### DO THIS
Gather the lines below that include the string "code", copying each in full.

—————

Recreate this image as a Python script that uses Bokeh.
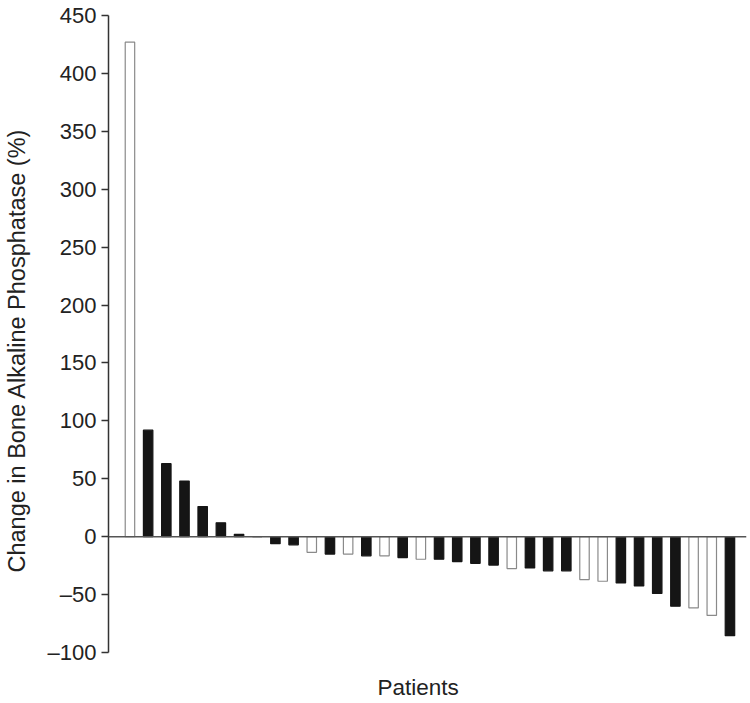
from bokeh.plotting import figure
from bokeh.models import (ColumnDataSource, Span, LinearAxis, FixedTicker, SingleIntervalTicker,
                          CustomJSTickFormatter, Range1d, Title)
from bokeh.embed import file_html
from bokeh.resources import INLINE

# Data
patients = list(range(34))
change_pct = [427, 92, 63, 48, 26, 12, 2, 0, -6, -7, -13.5, -15, -15, -16.5, -16.5, -18,
              -19.5, -19.5, -21.5, -23, -24.5, -27.5, -27, -29.5, -29.5, -37, -38.5, -40,
              -42.5, -49, -60, -61.5, -68, -85.5]
group = ["open", "filled", "filled", "filled", "filled", "filled", "filled", "filled",
         "filled", "filled", "open", "filled", "open", "filled", "open", "filled",
         "open", "filled", "filled", "filled", "filled", "open", "filled", "filled",
         "filled", "open", "open", "filled", "filled", "filled", "filled", "open",
         "open", "filled"]
y_ticks_interval = 50
y_label = "Change in Bone Alkaline Phosphatase (%)"
x_label = "Patients"

FONT = "Liberation Sans"

fill = ["white" if g == "open" else "#151515" for g in group]
line = ["#8a8a8a" if g == "open" else "#151515" for g in group]
src = ColumnDataSource(dict(x=patients, top=change_pct, fill=fill, line=line))

p = figure(width=750, height=703, output_backend="svg", toolbar_location=None,
           x_range=Range1d(-1.18, 33.91), y_range=Range1d(-100, 450),
           min_border_left=108, min_border_right=4, min_border_top=15, min_border_bottom=51)
p.outline_line_color = None
p.grid.visible = False
p.background_fill_color = "white"
p.border_fill_color = "white"

p.vbar(x="x", top="top", bottom=0, width=0.52, fill_color="fill", line_color="line",
       line_width=1.2, source=src)

p.add_layout(Span(location=0, dimension="width", line_color="#555555", line_width=1.5))

blank = CustomJSTickFormatter(code="return ''")

# bottom axis used only as an invisible spacer above the "Patients" title
xa = p.xaxis[0]
xa.ticker = FixedTicker(ticks=[patients[0]])
xa.formatter = blank
xa.axis_line_color = None
xa.major_tick_line_color = None
xa.minor_tick_line_color = None
xa.major_tick_in = 0
xa.major_tick_out = 20
xa.minor_tick_out = 0
xa.major_label_standoff = 0
xa.major_label_text_font_size = "0px"

ya = p.yaxis[0]
ya.ticker = SingleIntervalTicker(interval=y_ticks_interval)
ya.formatter = CustomJSTickFormatter(code="return String(tick).replace('-', '\u2013')")
ya.axis_line_color = "#333333"
ya.axis_line_width = 1.5
ya.major_tick_line_color = "#333333"
ya.major_tick_line_width = 1.5
ya.major_tick_out = 7
ya.major_tick_in = 0
ya.minor_tick_line_color = None
ya.major_label_standoff = 5
ya.major_label_text_font = FONT
ya.major_label_text_font_size = "22px"
ya.major_label_text_color = "#222222"

# invisible left spacer between the tick labels and the y title
spacer = LinearAxis(ticker=FixedTicker(ticks=[0]), formatter=blank, axis_line_color=None,
                    major_tick_line_color=None, minor_tick_line_color=None,
                    major_tick_in=0, major_tick_out=15, minor_tick_out=0,
                    major_label_standoff=0, major_label_text_font_size="0px")
p.add_layout(spacer, "left")

p.add_layout(Title(text=y_label, align="left", offset=80, standoff=0,
                   text_font=FONT, text_font_size="23.5px", text_font_style="normal",
                   text_color="#222222"), "left")
p.add_layout(Title(text=x_label, align="left", offset=269, standoff=0,
                   text_font=FONT, text_font_size="22.5px", text_font_style="normal",
                   text_color="#222222"), "below")

open("out.html", "w").write(file_html(p, INLINE))
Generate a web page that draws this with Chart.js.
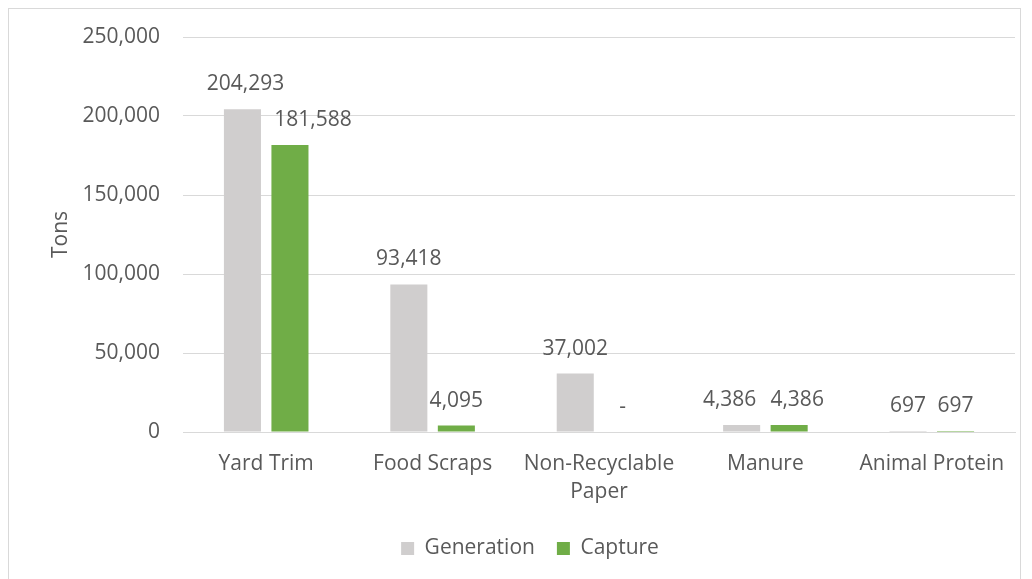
<!DOCTYPE html>
<html>
<head>
<meta charset="utf-8">
<script src="https://cdn.jsdelivr.net/npm/chart.js@4.4.1/dist/chart.umd.min.js"></script>
<style>
  html, body { margin: 0; padding: 0; background: #fff; overflow: hidden; }
  #wrap { position: relative; width: 1032px; height: 579px; }
  #frame { position: absolute; left: 8px; top: 8px; width: 1013px; height: 640px; border: 1px solid #d9d9d9; box-sizing: border-box; }
  canvas { position: absolute; left: 0; top: 0; }
</style>
</head>
<body>
<div id="wrap">
  <div id="frame"></div>
  <canvas id="c" width="1032" height="579"></canvas>
</div>
<script>
const categories = ['Yard Trim', 'Food Scraps', ['Non-Recyclable', 'Paper'], 'Manure', 'Animal Protein'];
const generation = [204293, 93418, 37002, 4386, 697];
const capture = [181588, 4095, 0, 4386, 697];
const yTicks = [0, 50000, 100000, 150000, 200000, 250000];

const TEXT = '#595959';
const FONT = 'Open Sans';
const FS = 21;

// Horizontal nudges for value labels that would otherwise collide
// (keyed by dataset index, then category index).
const labelNudge = { 0: { 0: 3, 3: -12 }, 1: { 0: 23, 3: 8 } };

const valueLabels = {
  id: 'valueLabels',
  afterDatasetsDraw(chart) {
    const ctx = chart.ctx;
    ctx.save();
    ctx.font = FS + 'px "' + FONT + '"';
    ctx.fillStyle = TEXT;
    ctx.textAlign = 'center';
    ctx.textBaseline = 'middle';
    chart.data.datasets.forEach((ds, i) => {
      const meta = chart.getDatasetMeta(i);
      meta.data.forEach((bar, j) => {
        const v = ds.data[j];
        const txt = v === 0 ? '-' : v.toLocaleString('en-US');
        const dx = (labelNudge[i] && labelNudge[i][j]) || 0;
        ctx.fillText(txt, bar.x + dx, bar.y - 25);
      });
    });
    ctx.restore();
  }
};

new Chart(document.getElementById('c'), {
  type: 'bar',
  data: {
    labels: categories,
    datasets: [
      { label: 'Generation', data: generation, backgroundColor: '#d0cece', categoryPercentage: 0.571, barPercentage: 0.78 },
      { label: 'Capture', data: capture, backgroundColor: '#70ad47', categoryPercentage: 0.571, barPercentage: 0.78 }
    ]
  },
  options: {
    responsive: false,
    animation: false,
    devicePixelRatio: 1,
    layout: { padding: { top: 37, right: 17, left: 45, bottom: 10 } },
    plugins: {
      legend: {
        position: 'bottom',
        labels: {
          color: TEXT,
          font: { family: FONT, size: FS },
          boxWidth: 13,
          boxHeight: 13,
          padding: 22
        }
      },
      tooltip: { enabled: false }
    },
    scales: {
      x: {
        afterFit(scale) { scale.height = 84; },
        grid: { display: false, drawTicks: false },
        border: { color: '#d9d9d9', width: 1 },
        ticks: { color: TEXT, font: { family: FONT, size: FS, lineHeight: 1.33 }, padding: 18, maxRotation: 0, autoSkip: false }
      },
      y: {
        min: 0,
        max: 250000,
        afterBuildTicks(scale) { scale.ticks = yTicks.map(v => ({ value: v })); },
        afterFit(scale) { scale.width = 138; },
        grid: { color: '#d9d9d9', lineWidth: 1, drawTicks: false },
        border: { display: false },
        ticks: {
          color: TEXT,
          font: { family: FONT, size: FS },
          padding: 23,
          callback: v => v.toLocaleString('en-US')
        },
        title: {
          display: true,
          text: 'Tons',
          color: TEXT,
          font: { family: FONT, size: 21 },
          padding: { top: 3, bottom: 0 }
        }
      }
    }
  },
  plugins: [valueLabels]
});
</script>
</body>
</html>
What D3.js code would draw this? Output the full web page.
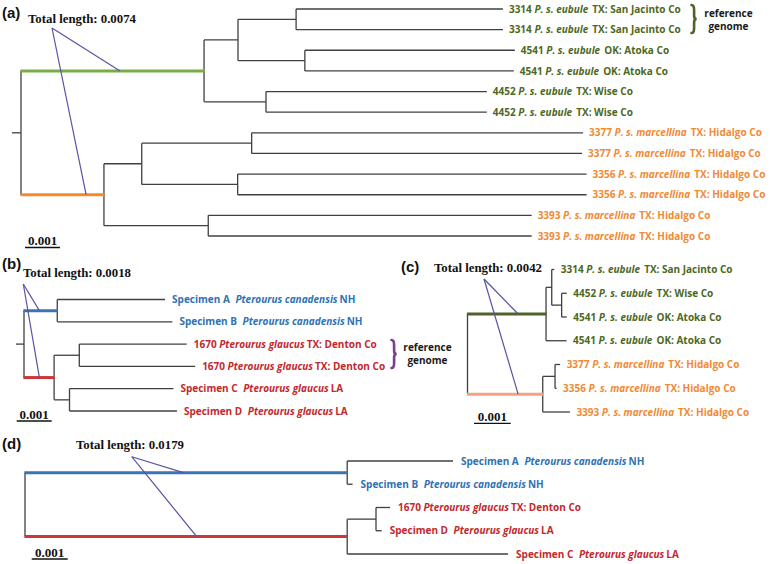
<!DOCTYPE html>
<html><head><meta charset="utf-8">
<script src="https://cdn.jsdelivr.net/npm/d3@7"></script>
<style>
body{margin:0;background:#fff}
svg{display:block}
.lbl{font-family:"Open Sans",Lato,sans-serif;font-weight:700;font-size:10px}
.serif{font-family:"Liberation Serif","DejaVu Serif",serif;font-weight:700}
.panel{font-family:"Liberation Sans",Arial,sans-serif;font-weight:700;font-size:15px}
</style>
</head><body>
<svg id="c" width="778" height="564"></svg>
<script>
// ================= DATA =================
// edges: [node, parent, branch length (subst./site)]
const edgesA = [
  ["rA", null, 0],
  ["G", "rA", 0.00523],
  ["G1", "G", 0.00097],
  ["G11", "G1", 0.00166],
  ["a1", "G11", 0.00591],
  ["a2", "G11", 0.00591],
  ["G12", "G1", 0.00191],
  ["a3", "G12", 0.00600],
  ["a4", "G12", 0.00597],
  ["G2", "G", 0.00177],
  ["a5", "G2", 0.00631],
  ["a6", "G2", 0.00631],
  ["O", "rA", 0.00237],
  ["O1", "O", 0.00108],
  ["O11", "O1", 0.00314],
  ["a7", "O11", 0.00947],
  ["a8", "O11", 0.00944],
  ["O12", "O1", 0.00274],
  ["a9", "O12", 0.00997],
  ["a10", "O12", 0.00997],
  ["O2", "O", 0.00298],
  ["a11", "O2", 0.00924],
  ["a12", "O2", 0.00924]
];
// leaves: [node, code, taxon (italic), locality, group]
const leavesA = [
  ["a1", "3314", "P. s. eubule", "TX: San Jacinto Co", "eubule"],
  ["a2", "3314", "P. s. eubule", "TX: San Jacinto Co", "eubule"],
  ["a3", "4541", "P. s. eubule", "OK: Atoka Co", "eubule"],
  ["a4", "4541", "P. s. eubule", "OK: Atoka Co", "eubule"],
  ["a5", "4452", "P. s. eubule", "TX: Wise Co", "eubule"],
  ["a6", "4452", "P. s. eubule", "TX: Wise Co", "eubule"],
  ["a7", "3377", "P. s. marcellina", "TX: Hidalgo Co", "marcellina"],
  ["a8", "3377", "P. s. marcellina", "TX: Hidalgo Co", "marcellina"],
  ["a9", "3356", "P. s. marcellina", "TX: Hidalgo Co", "marcellina"],
  ["a10", "3356", "P. s. marcellina", "TX: Hidalgo Co", "marcellina"],
  ["a11", "3393", "P. s. marcellina", "TX: Hidalgo Co", "marcellina"],
  ["a12", "3393", "P. s. marcellina", "TX: Hidalgo Co", "marcellina"]
];

const edgesB = [
  ["rB", null, 0],
  ["B", "rB", 0.00095],
  ["b1", "B", 0.00308],
  ["b2", "B", 0.00329],
  ["R", "rB", 0.00086],
  ["R1", "R", 0.00072],
  ["b3", "R1", 0.00307],
  ["b4", "R1", 0.00331],
  ["R2", "R", 0.00044],
  ["b5", "R2", 0.00297],
  ["b6", "R2", 0.00307]
];
const leavesB = [
  ["b1", "Specimen A", "Pterourus canadensis", "NH", "canadensis"],
  ["b2", "Specimen B", "Pterourus canadensis", "NH", "canadensis"],
  ["b3", "1670", "Pterourus glaucus", "TX: Denton Co", "glaucus"],
  ["b4", "1670", "Pterourus glaucus", "TX: Denton Co", "glaucus"],
  ["b5", "Specimen C", "Pterourus glaucus", "LA", "glaucus"],
  ["b6", "Specimen D", "Pterourus glaucus", "LA", "glaucus"]
];

const edgesC = [
  ["rC", null, 0],
  ["G", "rC", 0.00214],
  ["G1", "G", 0.000155],
  ["c1", "G1", 0.00007],
  ["G11", "G1", 0.00027],
  ["c2", "G11", 0.00014],
  ["c3", "G11", 0.00014],
  ["c4", "G", 0.00056],
  ["O", "rC", 0.00205],
  ["O1", "O", 0.000335],
  ["c5", "O1", 0.00014],
  ["c6", "O1", 0.00004],
  ["c7", "O", 0.00074]
];
const leavesC = [
  ["c1", "3314", "P. s. eubule", "TX: San Jacinto Co", "eubule"],
  ["c2", "4452", "P. s. eubule", "TX: Wise Co", "eubule"],
  ["c3", "4541", "P. s. eubule", "OK: Atoka Co", "eubule"],
  ["c4", "4541", "P. s. eubule", "OK: Atoka Co", "eubule"],
  ["c5", "3377", "P. s. marcellina", "TX: Hidalgo Co", "marcellina"],
  ["c6", "3356", "P. s. marcellina", "TX: Hidalgo Co", "marcellina"],
  ["c7", "3393", "P. s. marcellina", "TX: Hidalgo Co", "marcellina"]
];

const edgesD = [
  ["rD", null, 0],
  ["B", "rD", 0.00895],
  ["d1", "B", 0.00294],
  ["d2", "B", 0.00015],
  ["R", "rD", 0.00895],
  ["R1", "R", 0.00080],
  ["d3", "R1", 0.00039],
  ["d4", "R1", 0.00016],
  ["d5", "R", 0.00447]
];
const leavesD = [
  ["d1", "Specimen A", "Pterourus canadensis", "NH", "canadensis"],
  ["d2", "Specimen B", "Pterourus canadensis", "NH", "canadensis"],
  ["d3", "1670", "Pterourus glaucus", "TX: Denton Co", "glaucus"],
  ["d4", "Specimen D", "Pterourus glaucus", "LA", "glaucus"],
  ["d5", "Specimen C", "Pterourus glaucus", "LA", "glaucus"]
];

const panelLetters = ["(a)", "(b)", "(c)", "(d)"];
const totalLengths = ["Total length: 0.0074", "Total length: 0.0018", "Total length: 0.0042", "Total length: 0.0179"];
// callout target points: [clade node, distance from root along the branch]
const calloutA = [["G", 0.00283], ["O", 0.00186]];
const calloutB = [["B", 0.00044], ["R", 0.00044]];
const calloutC = [["G", 0.00138], ["O", 0.00138]];
const calloutD = [["B", 0.00440], ["R", 0.00477]];
const scaleBarValue = 0.001;
const scaleBarLabel = "0.001";
const refGenomeText = ["reference", "genome"];

// ================= STYLE =================
const textColors = {eubule: "#4d6822", marcellina: "#f08a34", canadensis: "#2e72b3", glaucus: "#c2282e"};
const grey = "#404040";
const calloutColor = "#5a52a3";

const svg = d3.select("#c");

function drawTree(edges, leaves, o) {
  const g = svg.append("g");
  const root = d3.stratify().id(d => d[0]).parentId(d => d[1])(edges);
  root.eachBefore(n => { n.dist = n.parent ? n.parent.dist + n.data[2] : 0; });
  const x = d3.scaleLinear().domain([0, 0.001]).range([o.x0, o.x0 + o.px]);
  const y = d3.scalePoint().domain(leaves.map(d => d[0])).range([o.yTop, o.yBottom]);
  root.eachAfter(n => {
    n.y = n.children ? (n.children[0].y + n.children[n.children.length - 1].y) / 2 : y(n.id);
  });
  const nodes = root.descendants();
  if (o.stub) {
    g.append("line").attr("x1", x(0) - o.stub).attr("x2", x(0))
      .attr("y1", root.y).attr("y2", root.y)
      .attr("stroke", grey).attr("stroke-width", 1.3);
  }
  g.selectAll("line.v").data(nodes.filter(n => n.children)).join("line")
    .attr("class", "v")
    .attr("x1", n => x(n.dist)).attr("x2", n => x(n.dist))
    .attr("y1", n => n.children[0].y).attr("y2", n => n.children[n.children.length - 1].y)
    .attr("stroke", grey).attr("stroke-width", 1.3);
  g.selectAll("line.h").data(nodes.filter(n => n.parent)).join("line")
    .attr("class", "h")
    .attr("x1", n => x(n.parent.dist) - (o.clade[n.id] ? 0.6 : 0)).attr("x2", n => x(n.dist) + (o.clade[n.id] ? 0.6 : 0))
    .attr("y1", n => n.y).attr("y2", n => n.y)
    .attr("stroke", n => o.clade[n.id] || grey)
    .attr("stroke-width", n => o.clade[n.id] ? 3 : 1.3);
  const info = new Map(leaves.map(d => [d[0], d]));
  const t = g.selectAll("text.lbl").data(root.leaves()).join("text")
    .attr("class", "lbl")
    .attr("x", n => x(n.dist) + o.gap)
    .attr("y", n => n.y)
    .attr("dy", "0.36em")
    .attr("fill", n => textColors[info.get(n.id)[4]]);
  t.append("tspan").text(n => info.get(n.id)[1] + " ");
  t.append("tspan").attr("dx", n => info.get(n.id)[1].length > 4 ? 3 : 0)
    .attr("font-style", "italic").text(n => info.get(n.id)[2]);
  t.append("tspan").attr("dx", n => info.get(n.id)[4] === "eubule" || info.get(n.id)[4] === "marcellina" ? 4 : 2)
    .text(n => info.get(n.id)[3]);
  const byId = new Map(nodes.map(n => [n.id, n]));
  o.callout.forEach(([id, d]) => {
    g.append("line").attr("x1", o.anchor[0]).attr("y1", o.anchor[1])
      .attr("x2", x(d)).attr("y2", byId.get(id).y)
      .attr("stroke", calloutColor).attr("stroke-width", 1.2);
  });
  g.append("text").attr("class", "serif").attr("font-size", 12.8)
    .attr("x", o.title[0]).attr("y", o.title[1]).attr("fill", "#111").text(o.total);
  g.append("text").attr("class", "panel").attr("x", o.letter[0]).attr("y", o.letter[1])
    .attr("fill", "#111").text(o.letterText);
  const sb = g.append("g");
  sb.append("line").attr("x1", o.bar[0]).attr("x2", o.bar[0] + (x(scaleBarValue) - x(0)))
    .attr("y1", o.bar[1]).attr("y2", o.bar[1]).attr("stroke", "#111").attr("stroke-width", 1.3);
  sb.append("text").attr("class", "serif").attr("font-size", 13)
    .attr("text-anchor", "middle")
    .attr("x", o.bar[0] + (x(scaleBarValue) - x(0)) / 2).attr("y", o.bar[1] - 2.2)
    .attr("fill", "#111").text(scaleBarLabel);
  return {x, byId, g};
}

function brace(g, xb, y0, y1, color) {
  const m = (y0 + y1) / 2, w = 2.6, h = y1 - y0;
  g.append("path")
    .attr("d", `M${xb},${y0} Q${xb + w},${y0} ${xb + w},${y0 + h * 0.18} L${xb + w},${m - h * 0.12} Q${xb + w},${m} ${xb + 2 * w},${m} Q${xb + w},${m} ${xb + w},${m + h * 0.12} L${xb + w},${y1 - h * 0.18} Q${xb + w},${y1} ${xb},${y1}`)
    .attr("fill", "none").attr("stroke", color).attr("stroke-width", 2.6).attr("stroke-linecap", "round");
}
function refText(g, cx, y) {
  refGenomeText.forEach((s, i) => g.append("text").attr("class", "lbl").attr("text-anchor", "middle")
    .attr("font-size", 9.6).attr("fill", "#1a1a1a")
    .attr("x", cx).attr("y", y + i * 13).text(s));
}

const A = drawTree(edgesA, leavesA, {
  x0: 21, px: 35, yTop: 9, yBottom: 236, gap: 6, stub: 9,
  clade: {G: "#78ad45", O: "#f5892e"},
  callout: calloutA, anchor: [52, 28], title: [28, 23], total: totalLengths[0],
  letter: [2, 18], letterText: panelLetters[0], bar: [25, 247.5]
});
brace(A.g, 691.5, 5, 33, "#4f6228");
refText(A.g, 728.5, 16.5);

const B = drawTree(edgesB, leavesB, {
  x0: 24, px: 35, yTop: 299.5, yBottom: 411, gap: 7, stub: 8,
  clade: {B: "#3a74b3", R: "#cc383a"},
  callout: calloutB, anchor: [23.3, 284], title: [23, 277], total: totalLengths[1],
  letter: [2, 269], letterText: panelLetters[1], bar: [16.7, 421]
});
brace(B.g, 391.5, 340, 368, "#7b3f90");
refText(B.g, 427.5, 351);

drawTree(edgesC, leavesC, {
  x0: 467.5, px: 36.7, yTop: 269.5, yBottom: 412, gap: 6.5, stub: 0,
  clade: {G: "#4f6228", O: "#f6a27f"},
  callout: calloutC, anchor: [484, 279], title: [434, 271.5], total: totalLengths[2],
  letter: [401, 272], letterText: panelLetters[2], bar: [474, 423.3]
});

drawTree(edgesD, leavesD, {
  x0: 25, px: 36, yTop: 461, yBottom: 554, gap: 8, stub: 0,
  clade: {B: "#3a74b3", R: "#cc383a"},
  callout: calloutD, anchor: [131.7, 456.7], title: [76, 449], total: totalLengths[3],
  letter: [2, 449], letterText: panelLetters[3], bar: [31.7, 559]
});
</script>
</body></html>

—————

### SOLUTION FOR THIS TASK
blank = CustomJSTickFormatter(code="return ''")
ya.formatter = CustomJSTickFormatter(code="return String(tick).replace('-', '\u2013')")
What D3.js code would draw this? Output the full web page.
// leaves: [node, code, taxon (italic), locality, group]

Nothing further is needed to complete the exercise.